__TASK TO CARRY OUT__
Exactly repeat all the records below, omitting the images they hold.

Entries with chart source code
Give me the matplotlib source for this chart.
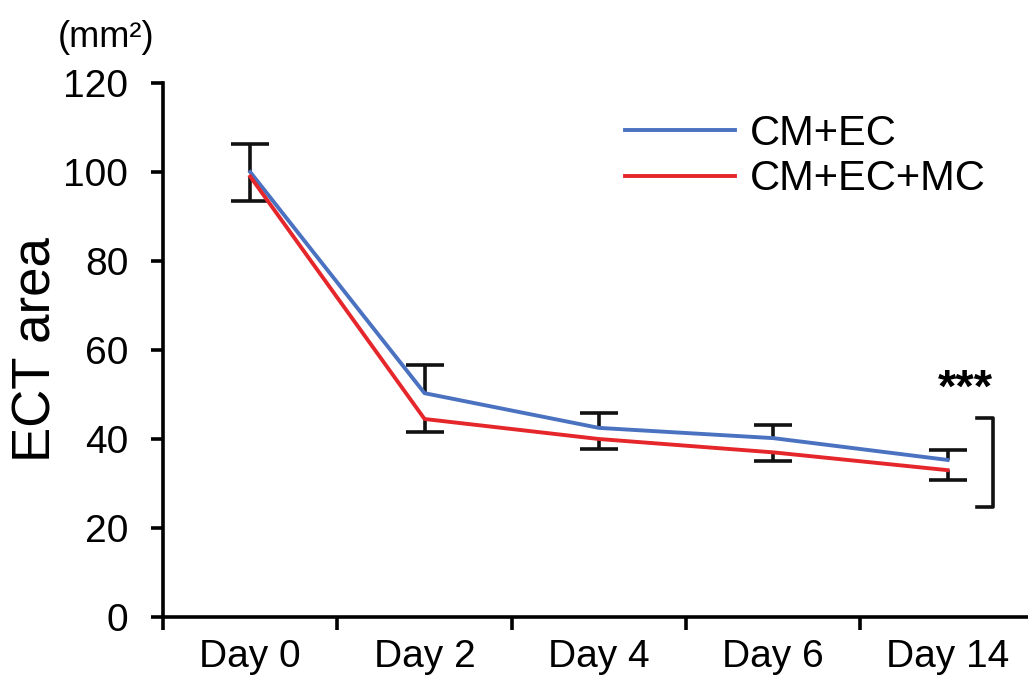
import matplotlib.pyplot as plt
import numpy as np

plt.rcParams["font.family"] = ["Liberation Sans", "DejaVu Sans"]

days = ["Day 0", "Day 2", "Day 4", "Day 6", "Day 14"]
cm_ec = [100.0, 50.3, 42.5, 40.2, 35.3]
cm_ec_mc = [99.0, 44.5, 40.0, 37.0, 33.0]
cm_ec_err = [6.3, 6.3, 3.3, 2.9, 2.2]
cm_ec_mc_err = [5.5, 2.9, 2.2, 2.0, 2.2]


def main():
    fig = plt.figure(figsize=(10.28, 6.81), dpi=100)
    ax = fig.add_axes([0.1586, 0.094, 0.848, 0.784])
    x = np.arange(len(days))

    blue = "#4a72c0"
    red = "#e5262b"
    ax.plot(x, cm_ec, color=blue, linewidth=2.8, label="CM+EC", zorder=3)
    ax.plot(x, cm_ec_mc, color=red, linewidth=2.8, label="CM+EC+MC", zorder=3)

    # one-sided bars: up for CM+EC, down for CM+EC+MC
    top = np.array(cm_ec) + np.array(cm_ec_err)
    bottom = np.array(cm_ec_mc) - np.array(cm_ec_mc_err)
    ink = "#111111"
    ax.vlines(x, cm_ec, top, color=ink, linewidth=2.6, zorder=2)
    ax.vlines(x, bottom, cm_ec_mc, color=ink, linewidth=2.6, zorder=2)
    ax.plot(x, top, ls="none", marker="_", ms=27, mew=2.6, color=ink, zorder=2)
    ax.plot(x, bottom, ls="none", marker="_", ms=27, mew=2.6, color=ink, zorder=2)

    ax.set_xlim(-0.5, 4.5)
    ax.set_ylim(0, 120)
    ax.set_yticks([0, 20, 40, 60, 80, 100, 120])
    ax.set_xticks(np.arange(-0.5, 5, 1.0))
    ax.set_xticklabels([])
    ax.set_xticks(x, minor=True)
    ax.set_xticklabels(days, minor=True)
    ax.tick_params(axis="x", which="minor", length=0, pad=16, labelsize=28)
    ax.tick_params(axis="x", which="major", length=9, width=2.6, direction="out")
    ax.tick_params(axis="y", length=9, width=2.6, direction="out", labelsize=28, pad=16)

    for side in ["top", "right"]:
        ax.spines[side].set_visible(False)
    for side in ["left", "bottom"]:
        ax.spines[side].set_linewidth(2.6)

    ax.set_ylabel("ECT area", fontsize=38, labelpad=1)
    fig.text(0.103, 0.945, "(mm²)", fontsize=26, ha="center", va="center")

    # significance bracket at Day 14
    bx = 4.26
    ax.plot([bx - 0.09, bx, bx, bx - 0.09], [44.7, 44.7, 24.7, 24.7],
            color=ink, linewidth=2.6, clip_on=False)
    ax.text(4.1, 51.0, "***", fontsize=34, fontweight="bold", ha="center", va="center")

    ax.legend(loc="center left", bbox_to_anchor=(0.608, 0.770),
              bbox_transform=fig.transFigure, frameon=False, borderpad=0,
              borderaxespad=0, fontsize=30, handlelength=2.64,
              handletextpad=0.36, labelspacing=0.13)

    fig.savefig("out.png", dpi=100)


if __name__ == "__main__":
    main()
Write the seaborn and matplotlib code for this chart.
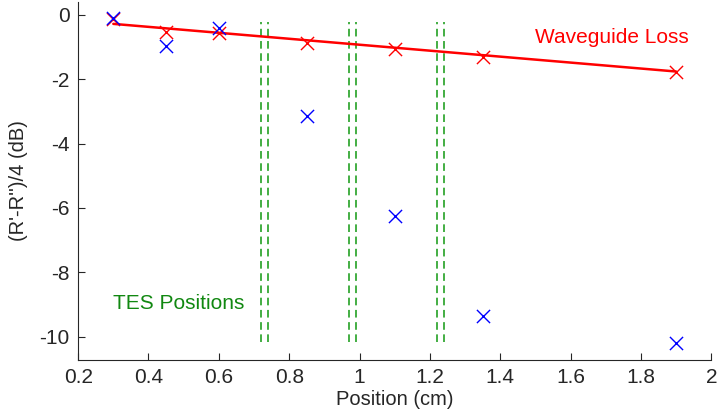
import numpy as np
import pandas as pd
import matplotlib
matplotlib.use("Agg")
import matplotlib.pyplot as plt
import seaborn as sns

# measured points (cm, dB)
pos = [0.3, 0.45, 0.6, 0.85, 1.1, 1.35, 1.9]
loss_red = [-0.13, -0.52, -0.57, -0.86, -1.07, -1.31, -1.79]
loss_blue = [-0.10, -0.96, -0.41, -3.13, -6.24, -9.37, -10.21]

# waveguide loss fit line ends
fit_x = [0.3, 1.9]
fit_y = [-0.28, -1.76]

# TES positions (pairs of dashed lines)
tes_x = [0.72, 0.74, 0.97, 0.99, 1.22, 1.24]
tes_y = [-10.15, -0.22]

xticks = [0.2, 0.4, 0.6, 0.8, 1.0, 1.2, 1.4, 1.6, 1.8, 2.0]
xticklabels = ["0.2", "0.4", "0.6", "0.8", "1", "1.2", "1.4", "1.6", "1.8", "2"]
yticks = [0, -2, -4, -6, -8, -10]

sns.set_style("ticks")
plt.rcParams["font.family"] = ["Liberation Sans", "DejaVu Sans"]
plt.rcParams["axes.unicode_minus"] = False
plt.rcParams["xtick.direction"] = "in"
plt.rcParams["ytick.direction"] = "in"

fig = plt.figure(figsize=(7.17, 4.18), dpi=100)
ax = fig.add_axes([0.109, 0.139, 0.883, 0.857])

df = pd.DataFrame({"pos": pos, "red": loss_red, "blue": loss_blue})

for x in tes_x:
    ax.plot([x, x], tes_y, color="#119911", ls=(0, (5, 3)), lw=1.1)

sns.lineplot(x=fit_x, y=fit_y, color="red", lw=1.8, ax=ax)
sns.scatterplot(data=df, x="pos", y="red", marker="x", color="red", s=90,
                linewidth=1.0, ax=ax, zorder=3)
sns.scatterplot(data=df, x="pos", y="blue", marker="x", color="blue", s=90,
                linewidth=1.0, ax=ax, zorder=4)

ax.text(1.50, -0.71, "Waveguide Loss", color="red", fontsize=15, va="center")
ax.text(0.30, -8.97, "TES Positions", color="#118811", fontsize=15, va="center")

ax.set_xlim(0.2, 2.0)
ax.set_ylim(-10.72, 0.41)
ax.set_xticks(xticks)
ax.set_xticklabels(xticklabels)
ax.set_yticks(yticks)
ax.tick_params(labelsize=15, length=5, width=0.8, pad=6)
ax.set_xlabel("Position (cm)", fontsize=14.5, labelpad=2)
ax.set_ylabel("(R'-R'')/4 (dB)", fontsize=14.5, labelpad=8)
for s in ["top", "right"]:
    ax.spines[s].set_visible(False)

fig.savefig("out.png", dpi=100)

__EXPECTED ANSWER__
Give me the matplotlib source for this chart.
import matplotlib.pyplot as plt
import numpy as np

plt.rcParams["font.family"] = ["Liberation Sans", "DejaVu Sans"]

days = ["Day 0", "Day 2", "Day 4", "Day 6", "Day 14"]
cm_ec = [100.0, 50.3, 42.5, 40.2, 35.3]
cm_ec_mc = [99.0, 44.5, 40.0, 37.0, 33.0]
cm_ec_err = [6.3, 6.3, 3.3, 2.9, 2.2]
cm_ec_mc_err = [5.5, 2.9, 2.2, 2.0, 2.2]


def main():
    fig = plt.figure(figsize=(10.28, 6.81), dpi=100)
    ax = fig.add_axes([0.1586, 0.094, 0.848, 0.784])
    x = np.arange(len(days))

    blue = "#4a72c0"
    red = "#e5262b"
    ax.plot(x, cm_ec, color=blue, linewidth=2.8, label="CM+EC", zorder=3)
    ax.plot(x, cm_ec_mc, color=red, linewidth=2.8, label="CM+EC+MC", zorder=3)

    # one-sided bars: up for CM+EC, down for CM+EC+MC
    top = np.array(cm_ec) + np.array(cm_ec_err)
    bottom = np.array(cm_ec_mc) - np.array(cm_ec_mc_err)
    ink = "#111111"
    ax.vlines(x, cm_ec, top, color=ink, linewidth=2.6, zorder=2)
    ax.vlines(x, bottom, cm_ec_mc, color=ink, linewidth=2.6, zorder=2)
    ax.plot(x, top, ls="none", marker="_", ms=27, mew=2.6, color=ink, zorder=2)
    ax.plot(x, bottom, ls="none", marker="_", ms=27, mew=2.6, color=ink, zorder=2)

    ax.set_xlim(-0.5, 4.5)
    ax.set_ylim(0, 120)
    ax.set_yticks([0, 20, 40, 60, 80, 100, 120])
    ax.set_xticks(np.arange(-0.5, 5, 1.0))
    ax.set_xticklabels([])
    ax.set_xticks(x, minor=True)
    ax.set_xticklabels(days, minor=True)
    ax.tick_params(axis="x", which="minor", length=0, pad=16, labelsize=28)
    ax.tick_params(axis="x", which="major", length=9, width=2.6, direction="out")
    ax.tick_params(axis="y", length=9, width=2.6, direction="out", labelsize=28, pad=16)

    for side in ["top", "right"]:
        ax.spines[side].set_visible(False)
    for side in ["left", "bottom"]:
        ax.spines[side].set_linewidth(2.6)

    ax.set_ylabel("ECT area", fontsize=38, labelpad=1)
    fig.text(0.103, 0.945, "(mm²)", fontsize=26, ha="center", va="center")

    # significance bracket at Day 14
    bx = 4.26
    ax.plot([bx - 0.09, bx, bx, bx - 0.09], [44.7, 44.7, 24.7, 24.7],
            color=ink, linewidth=2.6, clip_on=False)
    ax.text(4.1, 51.0, "***", fontsize=34, fontweight="bold", ha="center", va="center")

    ax.legend(loc="center left", bbox_to_anchor=(0.608, 0.770),
              bbox_transform=fig.transFigure, frameon=False, borderpad=0,
              borderaxespad=0, fontsize=30, handlelength=2.64,
              handletextpad=0.36, labelspacing=0.13)

    fig.savefig("out.png", dpi=100)


if __name__ == "__main__":
    main()
Write the seaborn and matplotlib code for this chart.
import numpy as np
import pandas as pd
import matplotlib
matplotlib.use("Agg")
import matplotlib.pyplot as plt
import seaborn as sns

# measured points (cm, dB)
pos = [0.3, 0.45, 0.6, 0.85, 1.1, 1.35, 1.9]
loss_red = [-0.13, -0.52, -0.57, -0.86, -1.07, -1.31, -1.79]
loss_blue = [-0.10, -0.96, -0.41, -3.13, -6.24, -9.37, -10.21]

# waveguide loss fit line ends
fit_x = [0.3, 1.9]
fit_y = [-0.28, -1.76]

# TES positions (pairs of dashed lines)
tes_x = [0.72, 0.74, 0.97, 0.99, 1.22, 1.24]
tes_y = [-10.15, -0.22]

xticks = [0.2, 0.4, 0.6, 0.8, 1.0, 1.2, 1.4, 1.6, 1.8, 2.0]
xticklabels = ["0.2", "0.4", "0.6", "0.8", "1", "1.2", "1.4", "1.6", "1.8", "2"]
yticks = [0, -2, -4, -6, -8, -10]

sns.set_style("ticks")
plt.rcParams["font.family"] = ["Liberation Sans", "DejaVu Sans"]
plt.rcParams["axes.unicode_minus"] = False
plt.rcParams["xtick.direction"] = "in"
plt.rcParams["ytick.direction"] = "in"

fig = plt.figure(figsize=(7.17, 4.18), dpi=100)
ax = fig.add_axes([0.109, 0.139, 0.883, 0.857])

df = pd.DataFrame({"pos": pos, "red": loss_red, "blue": loss_blue})

for x in tes_x:
    ax.plot([x, x], tes_y, color="#119911", ls=(0, (5, 3)), lw=1.1)

sns.lineplot(x=fit_x, y=fit_y, color="red", lw=1.8, ax=ax)
sns.scatterplot(data=df, x="pos", y="red", marker="x", color="red", s=90,
                linewidth=1.0, ax=ax, zorder=3)
sns.scatterplot(data=df, x="pos", y="blue", marker="x", color="blue", s=90,
                linewidth=1.0, ax=ax, zorder=4)

ax.text(1.50, -0.71, "Waveguide Loss", color="red", fontsize=15, va="center")
ax.text(0.30, -8.97, "TES Positions", color="#118811", fontsize=15, va="center")

ax.set_xlim(0.2, 2.0)
ax.set_ylim(-10.72, 0.41)
ax.set_xticks(xticks)
ax.set_xticklabels(xticklabels)
ax.set_yticks(yticks)
ax.tick_params(labelsize=15, length=5, width=0.8, pad=6)
ax.set_xlabel("Position (cm)", fontsize=14.5, labelpad=2)
ax.set_ylabel("(R'-R'')/4 (dB)", fontsize=14.5, labelpad=8)
for s in ["top", "right"]:
    ax.spines[s].set_visible(False)

fig.savefig("out.png", dpi=100)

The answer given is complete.